Up to and including the line with "const BLUE = '#0000ff';", write out the listing from its first line, minus the pictures.

* **Entries supplied**
# # # # #
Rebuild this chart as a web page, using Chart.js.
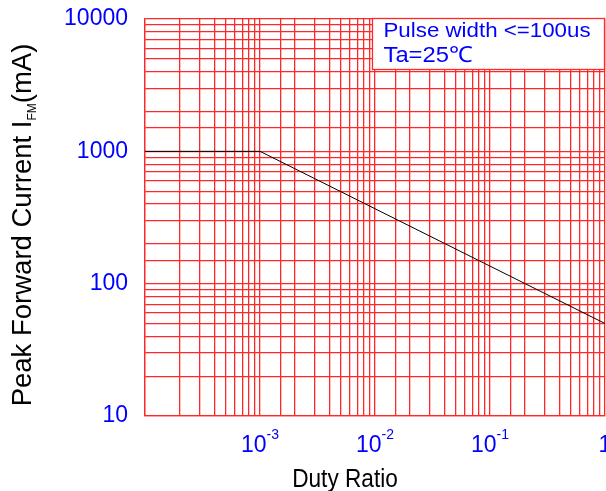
<!DOCTYPE html>
<html><head><meta charset="utf-8">
<script src="https://cdn.jsdelivr.net/npm/chart.js@4"></script>
<style>html,body{margin:0;padding:0;background:#fff}</style>
</head><body>
<canvas id="c" width="606" height="491"></canvas>
<script>
// ---- data ----
const dutyRatio = [1e-4, 1e-3, 1];
const peakCurrent = [1000, 1000, 50];
const xTickValues = [1e-3, 1e-2, 1e-1, 1];
const xTickBases = ['10', '10', '10', '1'];
const xTickExponents = ['-3', '-2', '-1', ''];
const yTickValues = [10, 100, 1000, 10000];
const xTitle = 'Duty Ratio';
const yTitleMain = 'Peak Forward Current I';
const yTitleSub = 'FM';
const yTitleTail = '(mA)';
const noteLines = ['Pulse width <=100us', 'Ta=25\u2103'];

const FONT = "'Liberation Sans', Arial, sans-serif";
const GRID = 'rgb(255,40,40)';
const BLUE = '#0000ff';

const textPlugin = {
  id: 'textPlugin',
  afterDatasetsDraw(chart) {
    const ctx = chart.ctx;
    const ca = chart.chartArea;
    const xs = chart.scales.x;
    ctx.save();
    // note box
    const bl = 372.5, bt = ca.top - 0.5, br = ca.right - 0.5, bb = 69.5;
    ctx.fillStyle = '#fff';
    ctx.fillRect(bl, bt, br - bl, bb - bt);
    ctx.strokeStyle = GRID;
    ctx.lineWidth = 1.3;
    ctx.strokeRect(bl, bt, br - bl, bb - bt);
    ctx.fillStyle = BLUE;
    ctx.textBaseline = 'alphabetic';
    ctx.textAlign = 'left';
    [[noteLines[0], 37, 20, 1.115], [noteLines[1], 62, 22, 1.08]].forEach(([t, y, fs, sx]) => {
      ctx.save();
      ctx.translate(383.5, y);
      ctx.scale(sx, 1);
      ctx.font = fs + 'px ' + FONT;
      ctx.fillText(t, 0, 0);
      ctx.restore();
    });
    // x tick labels with superscripts
    xTickValues.forEach((v, i) => {
      const px = xs.getPixelForValue(v);
      ctx.font = '23px ' + FONT;
      const wb = ctx.measureText(xTickBases[i]).width;
      ctx.font = '14px ' + FONT;
      const we = xTickExponents[i] ? ctx.measureText(xTickExponents[i]).width : 0;
      const start = px - (wb + we) / 2;
      ctx.fillStyle = BLUE;
      ctx.font = '23px ' + FONT;
      ctx.fillText(xTickBases[i], start, 452);
      if (xTickExponents[i]) {
        ctx.font = '14px ' + FONT;
        ctx.fillText(xTickExponents[i], start + wb, 439);
      }
    });
    // x title
    ctx.fillStyle = '#000';
    ctx.save();
    ctx.translate(345, 487);
    ctx.scale(0.87, 1);
    ctx.font = '26px ' + FONT;
    ctx.textAlign = 'center';
    ctx.fillText(xTitle, 0, 0);
    ctx.restore();
    // y title
    ctx.save();
    ctx.translate(31, 225);
    ctx.rotate(-Math.PI / 2);
    ctx.textAlign = 'left';
    ctx.font = '27.5px ' + FONT;
    const w1 = ctx.measureText(yTitleMain).width;
    const w3 = ctx.measureText(yTitleTail).width;
    ctx.font = '12px ' + FONT;
    const w2 = ctx.measureText(yTitleSub).width;
    let s = -(w1 + w2 + w3) / 2;
    ctx.font = '27.5px ' + FONT;
    ctx.fillText(yTitleMain, s, 0);
    ctx.font = '12px ' + FONT;
    ctx.fillText(yTitleSub, s + w1, 5);
    ctx.font = '27.5px ' + FONT;
    ctx.fillText(yTitleTail, s + w1 + w2, 0);
    ctx.restore();
    ctx.restore();
  }
};

new Chart(document.getElementById('c'), {
  type: 'line',
  data: {
    datasets: [{
      data: dutyRatio.map((x, i) => ({ x: x, y: peakCurrent[i] })),
      borderColor: '#000',
      borderWidth: 1,
      pointRadius: 0,
      fill: false,
      tension: 0
    }]
  },
  options: {
    responsive: false,
    animation: false,
    devicePixelRatio: 1,
    layout: { padding: { top: 19, right: 1, left: 0, bottom: 0 } },
    plugins: { legend: { display: false }, tooltip: { enabled: false } },
    scales: {
      x: {
        type: 'logarithmic', min: 1e-4, max: 1,
        grid: { color: GRID, lineWidth: 1.3, drawTicks: false },
        border: { display: true, color: GRID, width: 1.3 },
        ticks: { display: false, autoSkip: false },
        afterFit(s) { s.height = 75; s.paddingLeft = 0; s.paddingRight = 0; }
      },
      y: {
        type: 'logarithmic', min: 10, max: 10000,
        grid: { color: GRID, lineWidth: 1.3, drawTicks: false },
        border: { display: true, color: GRID, width: 1.3 },
        ticks: {
          autoSkip: false, color: BLUE, padding: 17,
          font: { family: FONT, size: 23 },
          callback: (v) => yTickValues.some(t => Math.abs(t - v) / t < 1e-6) ? String(Math.round(v)) : ''
        },
        afterFit(s) { s.width = 145; s.paddingTop = 0; s.paddingBottom = 0; }
      }
    }
  },
  plugins: [textPlugin]
});
</script>
</body></html>
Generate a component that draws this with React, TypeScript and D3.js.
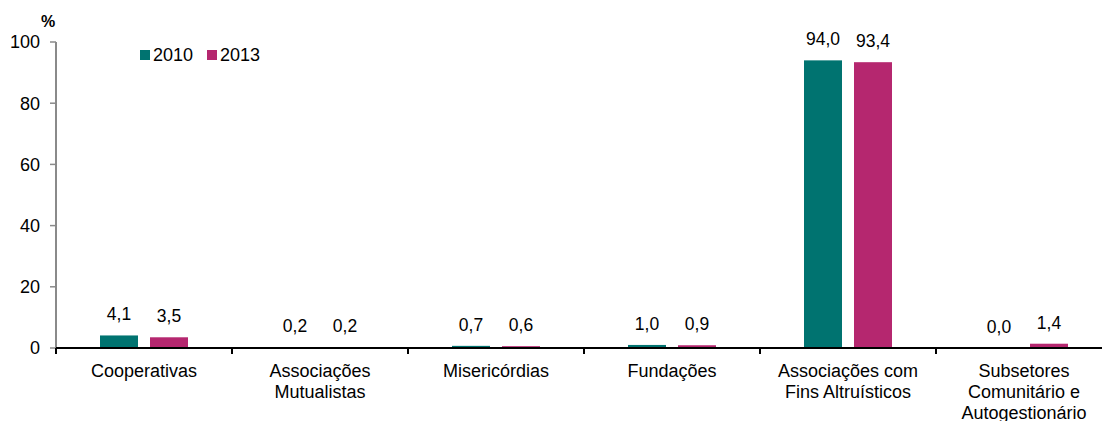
# # # # #
* **Expected answer**
Rebuild this chart as a web page, using Chart.js.
<!DOCTYPE html>
<html><head><meta charset="utf-8">
<script src="https://cdn.jsdelivr.net/npm/chart.js@4"></script>
<style>html,body{margin:0;padding:0;background:#fff}</style>
</head><body>
<canvas id="c" width="606" height="491"></canvas>
<script>
// ---- data ----
const dutyRatio = [1e-4, 1e-3, 1];
const peakCurrent = [1000, 1000, 50];
const xTickValues = [1e-3, 1e-2, 1e-1, 1];
const xTickBases = ['10', '10', '10', '1'];
const xTickExponents = ['-3', '-2', '-1', ''];
const yTickValues = [10, 100, 1000, 10000];
const xTitle = 'Duty Ratio';
const yTitleMain = 'Peak Forward Current I';
const yTitleSub = 'FM';
const yTitleTail = '(mA)';
const noteLines = ['Pulse width <=100us', 'Ta=25\u2103'];

const FONT = "'Liberation Sans', Arial, sans-serif";
const GRID = 'rgb(255,40,40)';
const BLUE = '#0000ff';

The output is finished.